▶ **Task brief**
Please print the lines between the one with "Reproduce this chart with D3.js." and the one with "const row = d3.scaleLinear().domain([0, 6]).range([361, 75.8]);", both ends included, exactly as written, with no pictures.

▶ **Provided data**
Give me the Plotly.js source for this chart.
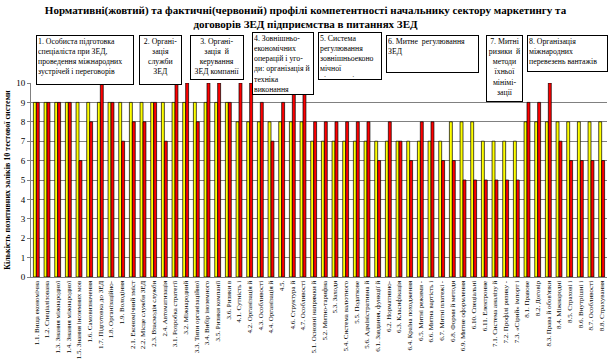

---

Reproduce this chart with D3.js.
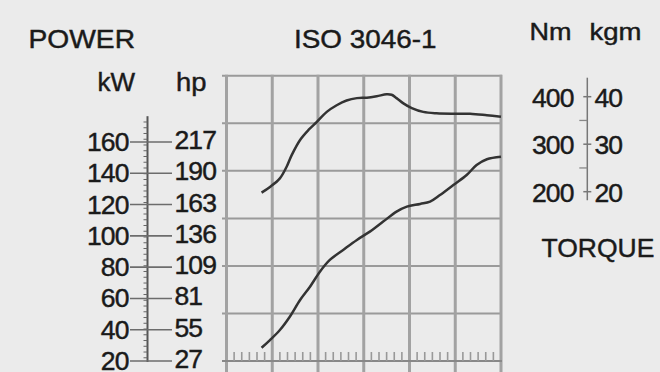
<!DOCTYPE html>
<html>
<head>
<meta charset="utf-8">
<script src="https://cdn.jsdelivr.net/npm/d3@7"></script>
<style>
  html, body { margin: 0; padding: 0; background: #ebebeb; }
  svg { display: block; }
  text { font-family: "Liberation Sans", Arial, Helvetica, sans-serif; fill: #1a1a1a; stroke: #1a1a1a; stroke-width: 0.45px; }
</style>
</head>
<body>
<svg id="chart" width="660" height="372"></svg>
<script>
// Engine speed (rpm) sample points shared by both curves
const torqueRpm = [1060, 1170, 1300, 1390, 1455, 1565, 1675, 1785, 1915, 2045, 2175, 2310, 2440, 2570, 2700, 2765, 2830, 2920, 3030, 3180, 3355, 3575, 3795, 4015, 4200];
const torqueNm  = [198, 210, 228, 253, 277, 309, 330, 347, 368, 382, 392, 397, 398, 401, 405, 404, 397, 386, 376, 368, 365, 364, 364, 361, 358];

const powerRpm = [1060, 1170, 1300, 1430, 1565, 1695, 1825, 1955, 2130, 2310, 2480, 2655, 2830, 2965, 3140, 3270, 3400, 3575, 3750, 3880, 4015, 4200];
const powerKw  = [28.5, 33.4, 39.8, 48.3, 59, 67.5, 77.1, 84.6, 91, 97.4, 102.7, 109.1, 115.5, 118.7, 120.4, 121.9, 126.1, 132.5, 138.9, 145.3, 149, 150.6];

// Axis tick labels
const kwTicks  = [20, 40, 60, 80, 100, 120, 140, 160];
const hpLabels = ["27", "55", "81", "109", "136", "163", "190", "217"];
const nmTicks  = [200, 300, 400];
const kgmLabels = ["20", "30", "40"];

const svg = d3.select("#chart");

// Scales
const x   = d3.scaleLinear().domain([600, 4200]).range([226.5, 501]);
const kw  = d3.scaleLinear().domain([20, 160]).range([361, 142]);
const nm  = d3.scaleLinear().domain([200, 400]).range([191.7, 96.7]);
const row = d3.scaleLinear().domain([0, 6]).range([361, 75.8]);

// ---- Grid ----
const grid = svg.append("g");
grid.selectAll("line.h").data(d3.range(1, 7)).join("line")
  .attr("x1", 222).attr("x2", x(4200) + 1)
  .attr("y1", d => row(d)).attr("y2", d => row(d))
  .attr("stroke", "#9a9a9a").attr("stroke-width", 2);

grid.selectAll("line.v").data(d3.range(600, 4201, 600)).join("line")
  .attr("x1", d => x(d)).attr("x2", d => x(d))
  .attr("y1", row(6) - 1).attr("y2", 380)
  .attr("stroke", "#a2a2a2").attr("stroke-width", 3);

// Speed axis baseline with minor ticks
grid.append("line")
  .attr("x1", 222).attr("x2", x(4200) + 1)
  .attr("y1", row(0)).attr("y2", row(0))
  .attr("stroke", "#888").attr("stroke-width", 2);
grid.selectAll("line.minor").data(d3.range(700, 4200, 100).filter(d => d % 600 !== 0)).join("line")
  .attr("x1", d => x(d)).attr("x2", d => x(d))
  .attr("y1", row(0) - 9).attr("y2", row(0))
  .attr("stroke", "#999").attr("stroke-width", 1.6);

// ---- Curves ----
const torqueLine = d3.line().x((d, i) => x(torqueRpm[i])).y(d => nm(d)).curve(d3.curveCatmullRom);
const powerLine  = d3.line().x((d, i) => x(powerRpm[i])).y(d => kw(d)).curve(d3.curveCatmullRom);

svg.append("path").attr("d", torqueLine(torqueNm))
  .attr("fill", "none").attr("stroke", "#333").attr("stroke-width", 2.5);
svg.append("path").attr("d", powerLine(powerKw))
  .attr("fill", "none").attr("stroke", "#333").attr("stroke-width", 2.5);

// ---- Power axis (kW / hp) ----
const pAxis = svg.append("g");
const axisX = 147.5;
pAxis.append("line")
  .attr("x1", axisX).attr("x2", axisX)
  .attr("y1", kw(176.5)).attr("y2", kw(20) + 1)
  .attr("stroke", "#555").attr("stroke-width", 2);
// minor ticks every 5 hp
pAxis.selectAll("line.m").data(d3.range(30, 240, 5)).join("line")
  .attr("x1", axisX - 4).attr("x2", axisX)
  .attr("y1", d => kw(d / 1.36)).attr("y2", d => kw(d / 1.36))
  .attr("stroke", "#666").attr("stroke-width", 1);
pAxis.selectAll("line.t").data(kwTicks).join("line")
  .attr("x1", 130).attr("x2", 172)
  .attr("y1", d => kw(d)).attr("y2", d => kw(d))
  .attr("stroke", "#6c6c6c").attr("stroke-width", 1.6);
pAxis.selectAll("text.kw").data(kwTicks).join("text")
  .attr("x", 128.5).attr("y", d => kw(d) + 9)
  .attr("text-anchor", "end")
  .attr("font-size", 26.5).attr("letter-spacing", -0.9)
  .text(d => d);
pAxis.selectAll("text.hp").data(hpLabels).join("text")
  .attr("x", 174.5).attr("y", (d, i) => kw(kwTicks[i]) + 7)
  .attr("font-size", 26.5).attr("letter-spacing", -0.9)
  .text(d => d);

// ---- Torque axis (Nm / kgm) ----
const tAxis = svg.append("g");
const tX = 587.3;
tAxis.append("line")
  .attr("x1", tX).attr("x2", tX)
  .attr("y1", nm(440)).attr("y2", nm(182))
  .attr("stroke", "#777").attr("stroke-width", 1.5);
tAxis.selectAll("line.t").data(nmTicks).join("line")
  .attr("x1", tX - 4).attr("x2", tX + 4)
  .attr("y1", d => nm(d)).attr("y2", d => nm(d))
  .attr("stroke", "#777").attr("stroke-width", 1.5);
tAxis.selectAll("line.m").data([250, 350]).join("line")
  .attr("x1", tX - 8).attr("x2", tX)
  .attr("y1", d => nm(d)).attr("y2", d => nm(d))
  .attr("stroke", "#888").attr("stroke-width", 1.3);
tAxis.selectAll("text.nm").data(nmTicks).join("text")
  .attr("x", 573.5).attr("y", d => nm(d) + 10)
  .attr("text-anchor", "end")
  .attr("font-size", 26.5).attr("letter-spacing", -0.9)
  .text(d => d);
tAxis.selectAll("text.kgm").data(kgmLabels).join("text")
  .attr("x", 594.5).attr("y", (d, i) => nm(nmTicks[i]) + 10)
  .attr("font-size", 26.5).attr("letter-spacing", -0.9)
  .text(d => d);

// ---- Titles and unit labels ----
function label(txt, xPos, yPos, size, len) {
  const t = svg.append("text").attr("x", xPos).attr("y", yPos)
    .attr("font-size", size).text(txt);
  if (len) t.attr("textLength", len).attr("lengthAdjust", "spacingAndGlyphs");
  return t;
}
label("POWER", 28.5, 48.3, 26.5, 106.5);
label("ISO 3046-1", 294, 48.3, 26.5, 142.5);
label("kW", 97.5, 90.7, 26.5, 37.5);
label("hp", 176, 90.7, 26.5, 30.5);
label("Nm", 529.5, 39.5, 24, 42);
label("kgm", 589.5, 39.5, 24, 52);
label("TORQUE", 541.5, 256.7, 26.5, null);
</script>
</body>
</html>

▶ **The output**
Reproduce this chart with D3.js.
<!DOCTYPE html>
<html>
<head>
<meta charset="utf-8">
<script src="https://cdn.jsdelivr.net/npm/d3@7"></script>
<style>
  html, body { margin: 0; padding: 0; background: #ebebeb; }
  svg { display: block; }
  text { font-family: "Liberation Sans", Arial, Helvetica, sans-serif; fill: #1a1a1a; stroke: #1a1a1a; stroke-width: 0.45px; }
</style>
</head>
<body>
<svg id="chart" width="660" height="372"></svg>
<script>
// Engine speed (rpm) sample points shared by both curves
const torqueRpm = [1060, 1170, 1300, 1390, 1455, 1565, 1675, 1785, 1915, 2045, 2175, 2310, 2440, 2570, 2700, 2765, 2830, 2920, 3030, 3180, 3355, 3575, 3795, 4015, 4200];
const torqueNm  = [198, 210, 228, 253, 277, 309, 330, 347, 368, 382, 392, 397, 398, 401, 405, 404, 397, 386, 376, 368, 365, 364, 364, 361, 358];

const powerRpm = [1060, 1170, 1300, 1430, 1565, 1695, 1825, 1955, 2130, 2310, 2480, 2655, 2830, 2965, 3140, 3270, 3400, 3575, 3750, 3880, 4015, 4200];
const powerKw  = [28.5, 33.4, 39.8, 48.3, 59, 67.5, 77.1, 84.6, 91, 97.4, 102.7, 109.1, 115.5, 118.7, 120.4, 121.9, 126.1, 132.5, 138.9, 145.3, 149, 150.6];

// Axis tick labels
const kwTicks  = [20, 40, 60, 80, 100, 120, 140, 160];
const hpLabels = ["27", "55", "81", "109", "136", "163", "190", "217"];
const nmTicks  = [200, 300, 400];
const kgmLabels = ["20", "30", "40"];

const svg = d3.select("#chart");

// Scales
const x   = d3.scaleLinear().domain([600, 4200]).range([226.5, 501]);
const kw  = d3.scaleLinear().domain([20, 160]).range([361, 142]);
const nm  = d3.scaleLinear().domain([200, 400]).range([191.7, 96.7]);
const row = d3.scaleLinear().domain([0, 6]).range([361, 75.8]);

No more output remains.